Ces 15 dernières années, j'ai vu Daniel Bélanger sur scène un nombre incalculable de fois et dans toutes sortes de formules: en solo, accompagné de deux, trois musiciens ou plus et même soutenu par un orchestre symphonique. Que ce soit au défunt d'Auteuil de Québec, sur une scène extérieure à la Fête nationale, au Spectrum, au Métropolis ou à la salle Wilfrid-Pelletier, je ne l'ai jamais vu rater son coup. Tout semble lui réussir.

Pourtant, mercredi, quand il a amorcé son concert «avec groupe» (par opposition au solo qu'il livrait mardi au Théâtre Maisonneuve), je me suis un peu inquiété. Loin de s'envoler, les musiques échafaudées par Carl Bastien (guitare et claviers), Jean-François Lemieux (basse), Alex McMahon (batterie) et lui, collaient au plancher. C'était lourd. Lourdaud, même.

Il a été clair d'entrée de jeu que, s'il s'apprêtait à livrer ses plus grands succès, il n'allait pas se contenter de les interpréter dans les versions qu'on connaît par coeur. On s'attendait à des réaménagements, bien sûr, mais pas à ce genre de rock pesant et un peu sec de la part de cet auteur-compositeur apprécié pour ses chansons aériennes. Décollage difficile, donc.

Trois ou quatre chansons plus tard, la musique a véritablement pris son envol avec Les temps fous. Tout a semblé s'alléger et s'arrondir d'un seul coup. Tout le monde au Métropolis l'a senti: les applaudissements, d'un enthousiasme poli jusque là, ont redoublé. Peu après, une bonne partie de la salle chantait joyeusement le refrain d'un vieux succès, Ensorcelée.

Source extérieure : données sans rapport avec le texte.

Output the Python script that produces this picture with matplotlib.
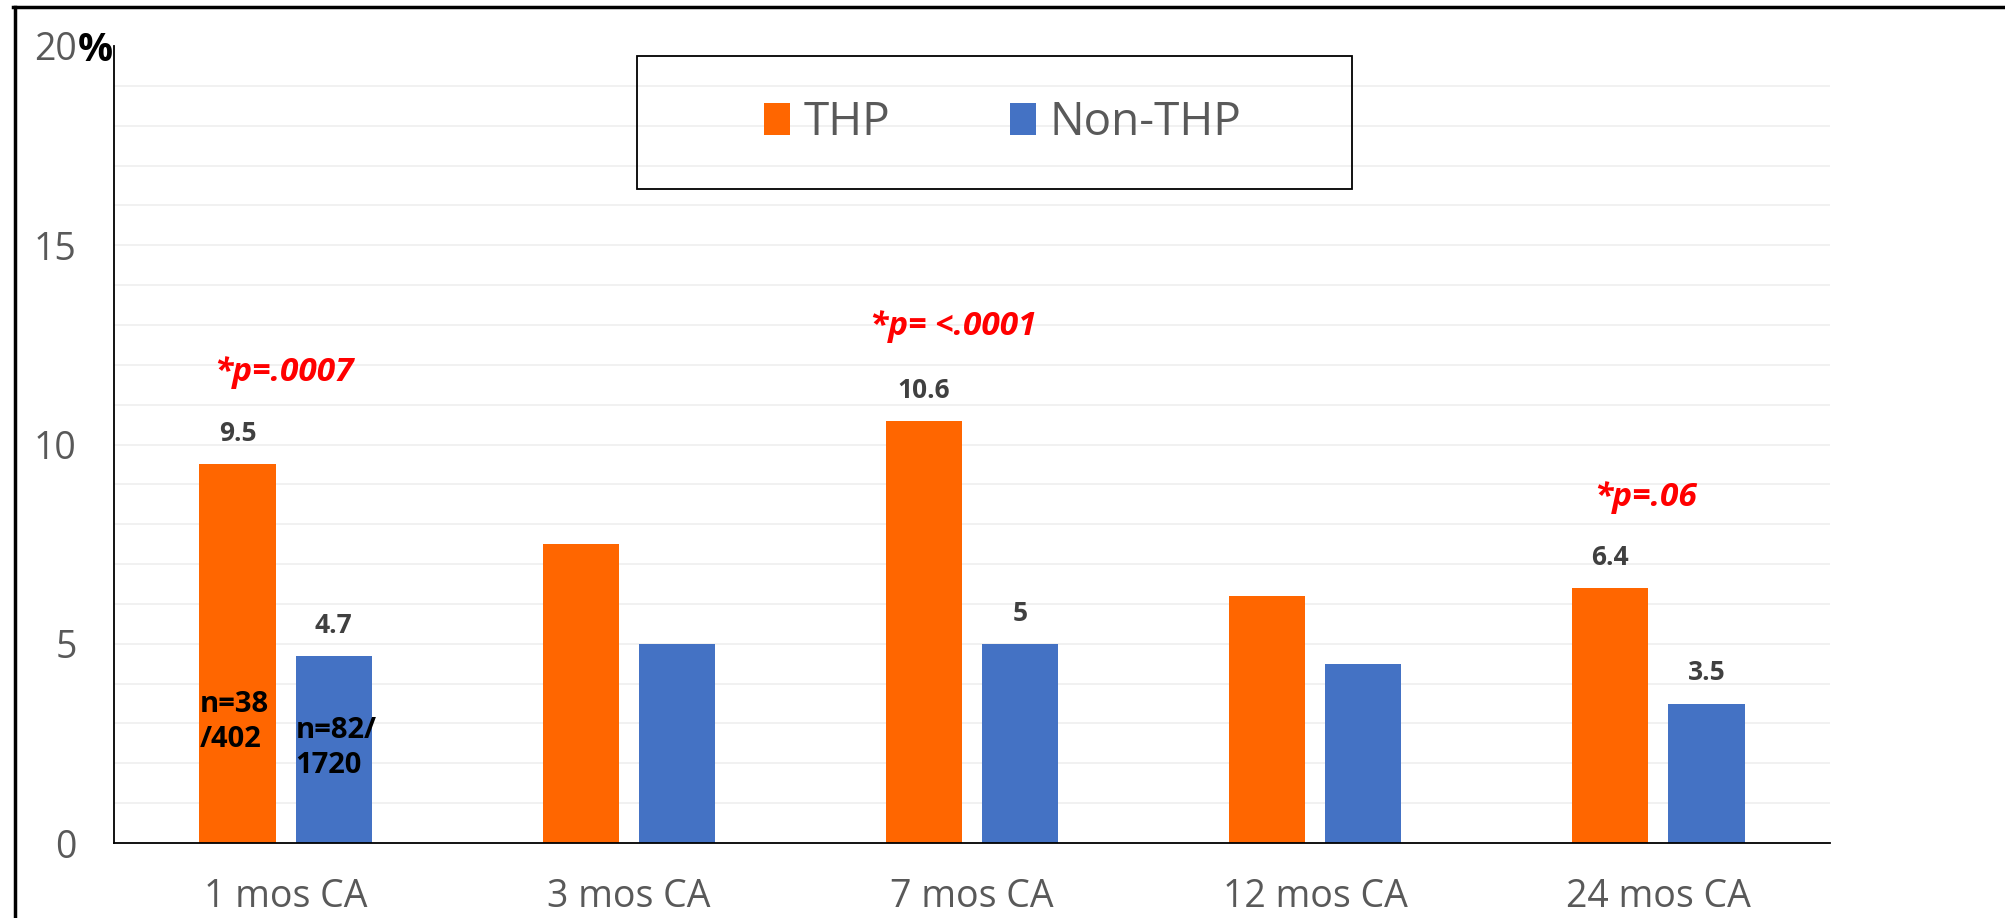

Encore une fois, Daniel Bélanger a gagné son pari. Tout au long de la soirée, il s'est amusé à revisiter ses chansons les plus connues, les ponctuant d'intermèdes musicaux plus ou moins improvisés. Il a joué avec les couleurs, aussi. Le son de clavier très daté choisi pour Dans un spoutnik a notamment ramené cette chanson rêveuse datant de 2001 aux années 70, quelque part entre le rock progressif et Kraftwerk. Étrangement, mais fascinant.

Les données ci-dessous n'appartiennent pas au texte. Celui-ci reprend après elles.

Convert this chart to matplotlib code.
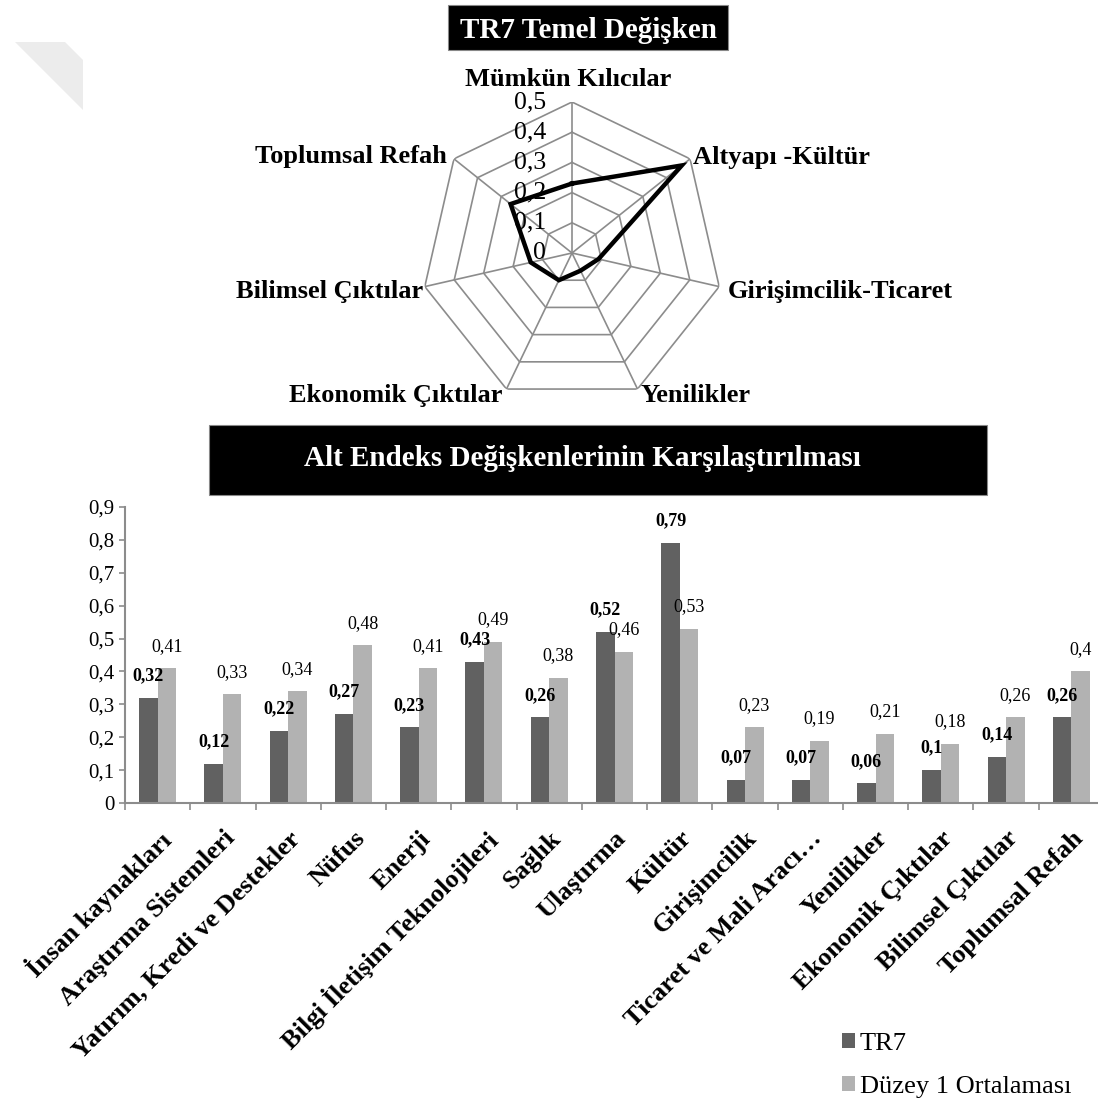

Taquin, le chanteur s'est aussi amusé à jouer avec les attentes de ses fans. Il les a fait languir en interprétant Cruel, mais sans la décharge de guitare électrique qui vient au refrain. À la place, il muselait sa guitare et laissait toute la place au groove délicat installé par ses trois acolytes. Le petit jeu a fonctionné, jusqu'à ce qu'il étire un peu trop la sauce à la fin et qu'il finisse par perdre le momentum (les gens se sont mis à jaser). Visiblement, tous les amateurs de chanson ne sont pas des fanas de musique «improvisée».

Daniel Bélanger a brièvement perdu le contrôle de cette façon à quelques reprises, mais ce qu'on retient de ce «joli chaos» (c'était le titre du spectacle), c'est surtout une énergie folle, un plaisir contagieux de se laisser porter par la musique. La fin de l'Homme, en fin de programme, a été magnifique. Intouchable et immortel, au premier rappel, stupéfiante. Deux rappels (il a chanté Le parapluie au second), c'était trop peu.